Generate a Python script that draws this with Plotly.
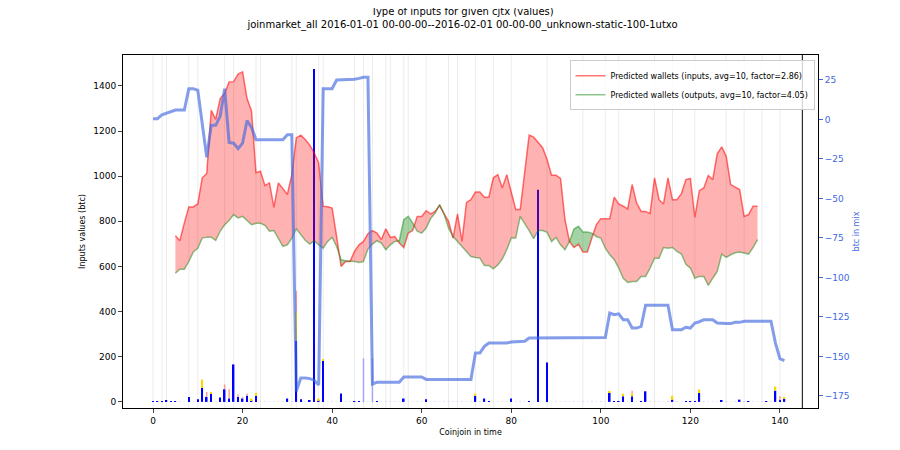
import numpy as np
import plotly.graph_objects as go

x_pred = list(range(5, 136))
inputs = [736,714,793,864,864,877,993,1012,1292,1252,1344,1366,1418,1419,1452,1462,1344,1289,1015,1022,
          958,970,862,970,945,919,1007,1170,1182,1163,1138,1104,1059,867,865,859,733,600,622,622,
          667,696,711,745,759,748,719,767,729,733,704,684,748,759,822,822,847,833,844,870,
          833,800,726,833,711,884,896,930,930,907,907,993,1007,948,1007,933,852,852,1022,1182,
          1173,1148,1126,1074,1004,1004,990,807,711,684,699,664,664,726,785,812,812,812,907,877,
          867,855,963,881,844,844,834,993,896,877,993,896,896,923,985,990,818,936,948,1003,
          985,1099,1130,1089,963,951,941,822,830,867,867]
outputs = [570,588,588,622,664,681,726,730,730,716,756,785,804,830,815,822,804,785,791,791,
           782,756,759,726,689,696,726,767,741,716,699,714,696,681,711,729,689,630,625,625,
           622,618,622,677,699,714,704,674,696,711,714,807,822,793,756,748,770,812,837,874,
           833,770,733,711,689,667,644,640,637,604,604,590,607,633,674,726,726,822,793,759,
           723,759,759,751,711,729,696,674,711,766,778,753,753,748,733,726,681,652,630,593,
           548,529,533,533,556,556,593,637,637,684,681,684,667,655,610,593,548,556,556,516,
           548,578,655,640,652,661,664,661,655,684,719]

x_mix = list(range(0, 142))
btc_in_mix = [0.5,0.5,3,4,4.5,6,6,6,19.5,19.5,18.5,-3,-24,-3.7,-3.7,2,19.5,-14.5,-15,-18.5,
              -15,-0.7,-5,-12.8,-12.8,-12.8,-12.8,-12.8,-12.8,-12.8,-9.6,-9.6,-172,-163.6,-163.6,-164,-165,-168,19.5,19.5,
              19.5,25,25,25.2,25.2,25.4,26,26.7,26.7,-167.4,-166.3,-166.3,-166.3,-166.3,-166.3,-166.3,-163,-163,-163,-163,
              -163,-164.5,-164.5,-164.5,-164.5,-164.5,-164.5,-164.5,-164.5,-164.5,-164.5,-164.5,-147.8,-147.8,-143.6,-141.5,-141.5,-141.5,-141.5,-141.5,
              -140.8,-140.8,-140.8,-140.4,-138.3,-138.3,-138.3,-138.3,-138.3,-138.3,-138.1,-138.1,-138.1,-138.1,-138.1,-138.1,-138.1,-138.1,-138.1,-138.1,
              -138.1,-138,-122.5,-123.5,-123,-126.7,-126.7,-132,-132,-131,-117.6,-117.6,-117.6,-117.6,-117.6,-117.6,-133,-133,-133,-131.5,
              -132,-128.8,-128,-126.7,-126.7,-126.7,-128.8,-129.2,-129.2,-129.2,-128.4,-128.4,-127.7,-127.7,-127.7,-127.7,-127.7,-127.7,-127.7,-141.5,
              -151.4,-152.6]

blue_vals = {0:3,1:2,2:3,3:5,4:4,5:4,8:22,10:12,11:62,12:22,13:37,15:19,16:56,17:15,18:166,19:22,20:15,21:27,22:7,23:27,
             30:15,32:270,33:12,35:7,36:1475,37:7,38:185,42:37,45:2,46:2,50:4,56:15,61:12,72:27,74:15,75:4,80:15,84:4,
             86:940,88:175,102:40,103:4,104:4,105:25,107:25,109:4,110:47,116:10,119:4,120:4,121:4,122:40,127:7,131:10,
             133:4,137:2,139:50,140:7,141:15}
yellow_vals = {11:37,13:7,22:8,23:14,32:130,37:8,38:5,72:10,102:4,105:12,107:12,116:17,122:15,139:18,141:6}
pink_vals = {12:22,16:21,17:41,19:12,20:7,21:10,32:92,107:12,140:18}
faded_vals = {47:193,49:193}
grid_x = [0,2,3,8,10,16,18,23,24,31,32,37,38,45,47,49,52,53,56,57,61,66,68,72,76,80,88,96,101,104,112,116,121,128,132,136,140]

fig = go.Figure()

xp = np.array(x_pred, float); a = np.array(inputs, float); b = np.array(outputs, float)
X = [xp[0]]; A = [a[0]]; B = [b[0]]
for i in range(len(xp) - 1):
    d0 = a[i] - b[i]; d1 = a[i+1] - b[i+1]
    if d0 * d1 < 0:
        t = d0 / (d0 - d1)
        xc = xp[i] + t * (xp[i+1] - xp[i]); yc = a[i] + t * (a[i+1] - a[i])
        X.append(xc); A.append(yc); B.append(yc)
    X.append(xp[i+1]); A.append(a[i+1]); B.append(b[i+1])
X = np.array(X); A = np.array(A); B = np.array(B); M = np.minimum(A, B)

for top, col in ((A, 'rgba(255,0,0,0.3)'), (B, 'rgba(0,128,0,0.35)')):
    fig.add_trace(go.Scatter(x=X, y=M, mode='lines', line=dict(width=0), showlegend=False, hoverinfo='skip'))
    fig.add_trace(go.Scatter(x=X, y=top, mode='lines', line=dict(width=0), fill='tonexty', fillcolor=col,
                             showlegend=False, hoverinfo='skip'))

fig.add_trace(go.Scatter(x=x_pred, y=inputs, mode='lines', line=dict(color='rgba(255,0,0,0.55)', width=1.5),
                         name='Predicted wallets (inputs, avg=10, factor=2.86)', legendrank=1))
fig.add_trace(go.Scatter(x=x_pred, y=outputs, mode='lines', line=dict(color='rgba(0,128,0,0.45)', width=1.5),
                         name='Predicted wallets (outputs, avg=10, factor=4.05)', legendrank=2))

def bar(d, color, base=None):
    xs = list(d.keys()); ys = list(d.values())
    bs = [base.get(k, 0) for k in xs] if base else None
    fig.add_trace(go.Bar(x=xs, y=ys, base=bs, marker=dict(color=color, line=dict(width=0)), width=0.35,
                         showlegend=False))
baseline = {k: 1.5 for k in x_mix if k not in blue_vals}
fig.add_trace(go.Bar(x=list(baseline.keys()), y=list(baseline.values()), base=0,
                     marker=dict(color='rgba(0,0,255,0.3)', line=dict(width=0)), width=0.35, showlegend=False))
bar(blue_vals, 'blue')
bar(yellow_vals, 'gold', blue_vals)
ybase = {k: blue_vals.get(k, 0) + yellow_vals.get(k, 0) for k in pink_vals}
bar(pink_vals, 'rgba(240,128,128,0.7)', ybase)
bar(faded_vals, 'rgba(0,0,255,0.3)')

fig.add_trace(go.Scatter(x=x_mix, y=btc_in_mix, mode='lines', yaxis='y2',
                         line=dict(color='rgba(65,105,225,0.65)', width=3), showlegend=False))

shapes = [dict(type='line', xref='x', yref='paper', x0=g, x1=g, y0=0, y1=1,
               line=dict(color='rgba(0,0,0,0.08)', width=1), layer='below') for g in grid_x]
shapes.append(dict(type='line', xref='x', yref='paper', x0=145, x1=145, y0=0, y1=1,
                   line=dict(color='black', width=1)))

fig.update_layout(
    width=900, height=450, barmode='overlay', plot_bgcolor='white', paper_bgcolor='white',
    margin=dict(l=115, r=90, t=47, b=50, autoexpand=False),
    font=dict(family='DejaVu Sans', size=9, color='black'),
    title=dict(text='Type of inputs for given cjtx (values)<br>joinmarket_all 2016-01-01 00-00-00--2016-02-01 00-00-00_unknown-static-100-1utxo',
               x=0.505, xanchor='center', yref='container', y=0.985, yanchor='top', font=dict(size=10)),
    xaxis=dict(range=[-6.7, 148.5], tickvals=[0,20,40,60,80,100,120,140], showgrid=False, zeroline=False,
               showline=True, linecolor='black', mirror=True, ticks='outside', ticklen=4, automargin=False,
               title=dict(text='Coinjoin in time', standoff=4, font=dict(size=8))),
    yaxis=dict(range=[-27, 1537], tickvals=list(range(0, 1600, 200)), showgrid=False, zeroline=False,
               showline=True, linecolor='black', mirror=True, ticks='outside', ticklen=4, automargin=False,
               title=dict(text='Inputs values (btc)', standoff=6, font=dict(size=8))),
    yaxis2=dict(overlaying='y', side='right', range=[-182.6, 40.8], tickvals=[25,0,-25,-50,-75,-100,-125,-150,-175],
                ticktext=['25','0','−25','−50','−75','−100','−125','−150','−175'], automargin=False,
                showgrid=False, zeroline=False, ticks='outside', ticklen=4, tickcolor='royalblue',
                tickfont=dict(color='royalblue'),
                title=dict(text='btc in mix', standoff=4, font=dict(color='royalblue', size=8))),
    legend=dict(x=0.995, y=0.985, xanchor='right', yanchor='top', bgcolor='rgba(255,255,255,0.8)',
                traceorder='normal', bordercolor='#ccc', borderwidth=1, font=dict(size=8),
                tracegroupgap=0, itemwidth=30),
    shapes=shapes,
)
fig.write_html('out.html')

Request | Restate the material word for word from its first line through the line containing "import plotly.graph_objects as go", both included; the pictures do not belong in it.

Solution to the problem |
Generate a Python script that draws this with Plotly.
import numpy as np
import plotly.graph_objects as go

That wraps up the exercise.